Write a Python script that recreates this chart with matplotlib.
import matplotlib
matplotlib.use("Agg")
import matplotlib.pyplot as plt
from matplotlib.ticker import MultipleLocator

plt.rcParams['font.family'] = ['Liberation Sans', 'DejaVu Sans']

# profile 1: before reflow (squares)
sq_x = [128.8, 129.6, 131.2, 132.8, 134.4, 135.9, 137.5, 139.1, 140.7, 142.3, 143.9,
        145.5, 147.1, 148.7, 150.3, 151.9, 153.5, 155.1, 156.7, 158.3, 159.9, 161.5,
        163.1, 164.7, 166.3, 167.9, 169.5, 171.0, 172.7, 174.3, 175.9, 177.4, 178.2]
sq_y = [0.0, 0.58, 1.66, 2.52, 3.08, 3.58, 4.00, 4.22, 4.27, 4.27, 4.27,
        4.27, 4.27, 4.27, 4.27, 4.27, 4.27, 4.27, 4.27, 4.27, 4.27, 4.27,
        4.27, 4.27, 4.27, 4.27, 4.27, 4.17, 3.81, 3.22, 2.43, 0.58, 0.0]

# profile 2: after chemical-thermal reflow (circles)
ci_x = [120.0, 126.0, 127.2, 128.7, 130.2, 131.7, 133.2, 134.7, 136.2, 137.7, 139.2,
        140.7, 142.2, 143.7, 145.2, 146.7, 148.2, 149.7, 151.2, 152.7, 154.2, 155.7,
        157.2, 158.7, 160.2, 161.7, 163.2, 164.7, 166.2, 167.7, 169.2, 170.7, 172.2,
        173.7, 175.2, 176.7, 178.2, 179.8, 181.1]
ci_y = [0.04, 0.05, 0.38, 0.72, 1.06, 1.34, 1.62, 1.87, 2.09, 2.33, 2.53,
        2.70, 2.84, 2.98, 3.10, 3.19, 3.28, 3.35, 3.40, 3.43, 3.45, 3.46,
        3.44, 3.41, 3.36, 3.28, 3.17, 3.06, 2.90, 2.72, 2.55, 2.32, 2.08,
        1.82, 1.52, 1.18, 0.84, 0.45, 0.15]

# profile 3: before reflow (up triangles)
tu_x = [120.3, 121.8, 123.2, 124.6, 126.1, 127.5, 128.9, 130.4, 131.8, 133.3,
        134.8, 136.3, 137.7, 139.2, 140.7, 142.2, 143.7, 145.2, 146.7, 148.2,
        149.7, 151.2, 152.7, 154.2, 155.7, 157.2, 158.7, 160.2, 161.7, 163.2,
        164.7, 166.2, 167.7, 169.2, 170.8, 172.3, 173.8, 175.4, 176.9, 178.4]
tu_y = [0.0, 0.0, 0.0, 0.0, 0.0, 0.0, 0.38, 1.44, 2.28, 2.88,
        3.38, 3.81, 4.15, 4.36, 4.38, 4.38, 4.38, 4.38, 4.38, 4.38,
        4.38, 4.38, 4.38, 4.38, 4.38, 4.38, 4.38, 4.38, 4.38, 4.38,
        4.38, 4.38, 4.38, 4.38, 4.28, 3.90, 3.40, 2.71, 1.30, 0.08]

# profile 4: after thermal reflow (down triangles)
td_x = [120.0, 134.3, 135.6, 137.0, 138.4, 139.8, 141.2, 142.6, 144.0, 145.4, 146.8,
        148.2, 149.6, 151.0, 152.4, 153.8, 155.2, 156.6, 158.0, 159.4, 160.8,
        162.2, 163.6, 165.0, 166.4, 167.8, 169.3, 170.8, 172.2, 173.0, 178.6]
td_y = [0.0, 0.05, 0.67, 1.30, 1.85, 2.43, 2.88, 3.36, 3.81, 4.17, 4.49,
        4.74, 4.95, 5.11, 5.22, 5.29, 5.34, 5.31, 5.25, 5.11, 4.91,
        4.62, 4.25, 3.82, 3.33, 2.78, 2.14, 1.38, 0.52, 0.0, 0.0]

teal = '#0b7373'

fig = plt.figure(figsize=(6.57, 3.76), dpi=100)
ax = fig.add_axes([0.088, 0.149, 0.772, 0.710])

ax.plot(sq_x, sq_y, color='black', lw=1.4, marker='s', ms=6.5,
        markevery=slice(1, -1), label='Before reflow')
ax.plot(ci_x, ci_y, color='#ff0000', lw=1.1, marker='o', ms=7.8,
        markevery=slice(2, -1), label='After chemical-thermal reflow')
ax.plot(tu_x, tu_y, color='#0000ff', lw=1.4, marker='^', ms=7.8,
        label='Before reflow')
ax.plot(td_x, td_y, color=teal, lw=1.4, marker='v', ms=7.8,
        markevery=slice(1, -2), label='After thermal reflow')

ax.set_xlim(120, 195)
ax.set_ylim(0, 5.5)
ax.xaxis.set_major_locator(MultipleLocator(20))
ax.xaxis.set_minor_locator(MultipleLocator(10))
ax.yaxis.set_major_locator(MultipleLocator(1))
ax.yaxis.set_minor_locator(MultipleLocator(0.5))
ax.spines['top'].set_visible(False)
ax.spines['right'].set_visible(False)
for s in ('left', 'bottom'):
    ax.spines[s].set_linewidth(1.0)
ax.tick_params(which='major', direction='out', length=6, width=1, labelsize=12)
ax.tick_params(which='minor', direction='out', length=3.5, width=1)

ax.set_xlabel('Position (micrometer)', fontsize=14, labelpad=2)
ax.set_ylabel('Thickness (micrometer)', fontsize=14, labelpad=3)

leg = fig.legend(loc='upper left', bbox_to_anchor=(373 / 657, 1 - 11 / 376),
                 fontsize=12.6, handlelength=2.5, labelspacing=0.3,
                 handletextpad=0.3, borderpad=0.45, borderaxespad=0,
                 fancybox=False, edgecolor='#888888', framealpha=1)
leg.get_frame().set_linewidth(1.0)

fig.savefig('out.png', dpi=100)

- - -

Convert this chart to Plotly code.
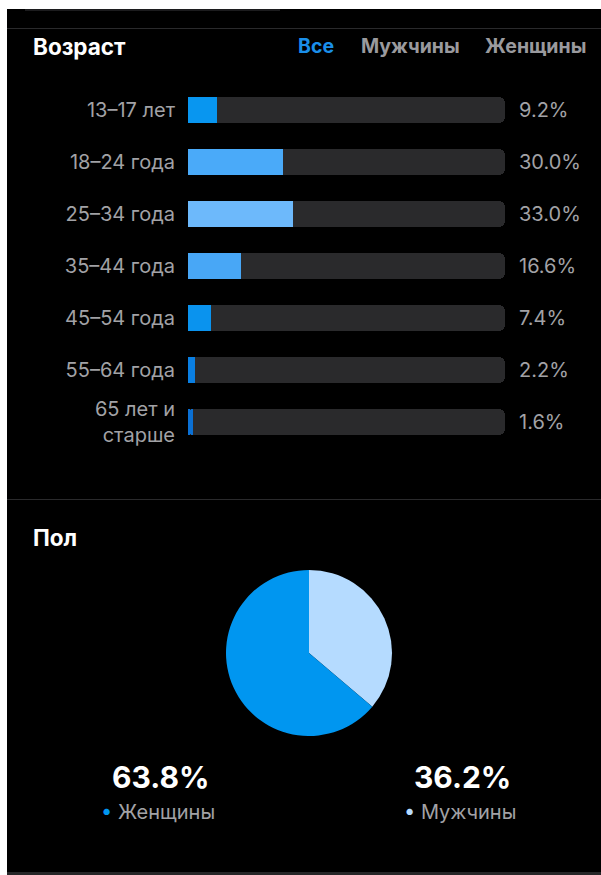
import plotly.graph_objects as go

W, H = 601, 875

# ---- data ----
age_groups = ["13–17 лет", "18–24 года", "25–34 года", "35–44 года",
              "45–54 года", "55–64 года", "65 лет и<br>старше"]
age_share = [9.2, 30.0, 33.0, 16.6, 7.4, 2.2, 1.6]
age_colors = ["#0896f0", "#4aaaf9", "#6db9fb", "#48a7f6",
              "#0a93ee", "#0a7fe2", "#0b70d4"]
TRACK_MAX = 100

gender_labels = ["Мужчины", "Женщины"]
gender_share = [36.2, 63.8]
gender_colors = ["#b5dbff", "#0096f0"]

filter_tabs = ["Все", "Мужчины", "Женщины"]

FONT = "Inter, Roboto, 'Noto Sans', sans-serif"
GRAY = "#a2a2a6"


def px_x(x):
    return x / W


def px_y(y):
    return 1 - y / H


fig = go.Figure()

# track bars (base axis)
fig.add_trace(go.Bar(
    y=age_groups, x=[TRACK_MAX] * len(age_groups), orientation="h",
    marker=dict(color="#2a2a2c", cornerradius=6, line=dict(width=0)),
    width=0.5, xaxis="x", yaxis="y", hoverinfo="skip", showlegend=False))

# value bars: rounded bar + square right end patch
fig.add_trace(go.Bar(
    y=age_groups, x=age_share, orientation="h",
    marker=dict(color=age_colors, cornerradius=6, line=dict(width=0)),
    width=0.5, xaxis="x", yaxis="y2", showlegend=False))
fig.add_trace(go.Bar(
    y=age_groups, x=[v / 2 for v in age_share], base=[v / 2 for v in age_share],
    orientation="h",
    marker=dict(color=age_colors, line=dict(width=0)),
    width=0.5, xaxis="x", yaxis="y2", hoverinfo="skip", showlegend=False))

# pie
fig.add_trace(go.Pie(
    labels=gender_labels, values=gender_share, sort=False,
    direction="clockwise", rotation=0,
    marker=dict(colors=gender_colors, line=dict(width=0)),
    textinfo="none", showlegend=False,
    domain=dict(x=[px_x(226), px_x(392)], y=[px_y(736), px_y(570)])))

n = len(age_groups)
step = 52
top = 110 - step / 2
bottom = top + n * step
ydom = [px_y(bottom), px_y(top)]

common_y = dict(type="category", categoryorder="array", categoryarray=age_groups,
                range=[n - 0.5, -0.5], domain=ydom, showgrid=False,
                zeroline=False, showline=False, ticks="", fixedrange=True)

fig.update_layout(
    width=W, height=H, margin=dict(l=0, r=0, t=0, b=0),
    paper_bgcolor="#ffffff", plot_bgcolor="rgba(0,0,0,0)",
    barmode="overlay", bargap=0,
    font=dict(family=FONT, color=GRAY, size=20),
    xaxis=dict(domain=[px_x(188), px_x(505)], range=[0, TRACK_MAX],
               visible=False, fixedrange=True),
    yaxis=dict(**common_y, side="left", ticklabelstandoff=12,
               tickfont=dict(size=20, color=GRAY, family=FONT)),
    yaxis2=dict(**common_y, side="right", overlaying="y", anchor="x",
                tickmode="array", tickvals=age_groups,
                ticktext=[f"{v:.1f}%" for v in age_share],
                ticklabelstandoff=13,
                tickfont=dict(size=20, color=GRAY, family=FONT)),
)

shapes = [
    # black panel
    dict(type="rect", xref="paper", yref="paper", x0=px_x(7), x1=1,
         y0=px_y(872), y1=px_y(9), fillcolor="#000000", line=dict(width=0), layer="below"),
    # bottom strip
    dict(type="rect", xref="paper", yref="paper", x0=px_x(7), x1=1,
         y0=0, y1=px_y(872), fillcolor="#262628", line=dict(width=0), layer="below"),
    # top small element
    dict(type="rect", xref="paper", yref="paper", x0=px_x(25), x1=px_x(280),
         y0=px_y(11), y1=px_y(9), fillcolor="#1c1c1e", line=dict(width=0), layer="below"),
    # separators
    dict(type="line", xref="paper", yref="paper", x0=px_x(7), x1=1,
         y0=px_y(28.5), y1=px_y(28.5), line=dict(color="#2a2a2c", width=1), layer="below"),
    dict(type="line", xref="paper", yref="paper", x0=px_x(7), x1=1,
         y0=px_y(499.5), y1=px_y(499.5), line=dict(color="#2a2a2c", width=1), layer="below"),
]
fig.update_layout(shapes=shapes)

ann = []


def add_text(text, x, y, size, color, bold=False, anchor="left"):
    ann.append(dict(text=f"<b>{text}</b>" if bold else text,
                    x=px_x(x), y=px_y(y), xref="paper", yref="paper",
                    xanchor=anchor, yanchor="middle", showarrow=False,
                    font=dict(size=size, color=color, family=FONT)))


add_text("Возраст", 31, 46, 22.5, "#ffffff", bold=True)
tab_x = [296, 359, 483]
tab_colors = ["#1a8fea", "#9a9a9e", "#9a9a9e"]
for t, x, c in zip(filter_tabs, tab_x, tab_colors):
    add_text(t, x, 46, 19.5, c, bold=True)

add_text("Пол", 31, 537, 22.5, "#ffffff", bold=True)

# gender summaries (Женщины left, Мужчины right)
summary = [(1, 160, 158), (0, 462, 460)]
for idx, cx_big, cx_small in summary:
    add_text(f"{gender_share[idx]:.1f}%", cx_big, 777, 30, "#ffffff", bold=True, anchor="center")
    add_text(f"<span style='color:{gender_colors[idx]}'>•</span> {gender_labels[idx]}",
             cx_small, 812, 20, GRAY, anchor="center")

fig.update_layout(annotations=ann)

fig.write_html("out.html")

- - -

• Given instruction
Extract exactly the lines running from the line containing "Convert this chart to Plotly code." to the line containing "px_x(392)], y=[px_y(736), px_y(570)])))", with both end lines included and all pictures left out.

• Complete output
Convert this chart to Plotly code.
import plotly.graph_objects as go

W, H = 601, 875

# ---- data ----
age_groups = ["13–17 лет", "18–24 года", "25–34 года", "35–44 года",
              "45–54 года", "55–64 года", "65 лет и<br>старше"]
age_share = [9.2, 30.0, 33.0, 16.6, 7.4, 2.2, 1.6]
age_colors = ["#0896f0", "#4aaaf9", "#6db9fb", "#48a7f6",
              "#0a93ee", "#0a7fe2", "#0b70d4"]
TRACK_MAX = 100

gender_labels = ["Мужчины", "Женщины"]
gender_share = [36.2, 63.8]
gender_colors = ["#b5dbff", "#0096f0"]

filter_tabs = ["Все", "Мужчины", "Женщины"]

FONT = "Inter, Roboto, 'Noto Sans', sans-serif"
GRAY = "#a2a2a6"


def px_x(x):
    return x / W


def px_y(y):
    return 1 - y / H


fig = go.Figure()

# track bars (base axis)
fig.add_trace(go.Bar(
    y=age_groups, x=[TRACK_MAX] * len(age_groups), orientation="h",
    marker=dict(color="#2a2a2c", cornerradius=6, line=dict(width=0)),
    width=0.5, xaxis="x", yaxis="y", hoverinfo="skip", showlegend=False))

# value bars: rounded bar + square right end patch
fig.add_trace(go.Bar(
    y=age_groups, x=age_share, orientation="h",
    marker=dict(color=age_colors, cornerradius=6, line=dict(width=0)),
    width=0.5, xaxis="x", yaxis="y2", showlegend=False))
fig.add_trace(go.Bar(
    y=age_groups, x=[v / 2 for v in age_share], base=[v / 2 for v in age_share],
    orientation="h",
    marker=dict(color=age_colors, line=dict(width=0)),
    width=0.5, xaxis="x", yaxis="y2", hoverinfo="skip", showlegend=False))

# pie
fig.add_trace(go.Pie(
    labels=gender_labels, values=gender_share, sort=False,
    direction="clockwise", rotation=0,
    marker=dict(colors=gender_colors, line=dict(width=0)),
    textinfo="none", showlegend=False,
    domain=dict(x=[px_x(226), px_x(392)], y=[px_y(736), px_y(570)])))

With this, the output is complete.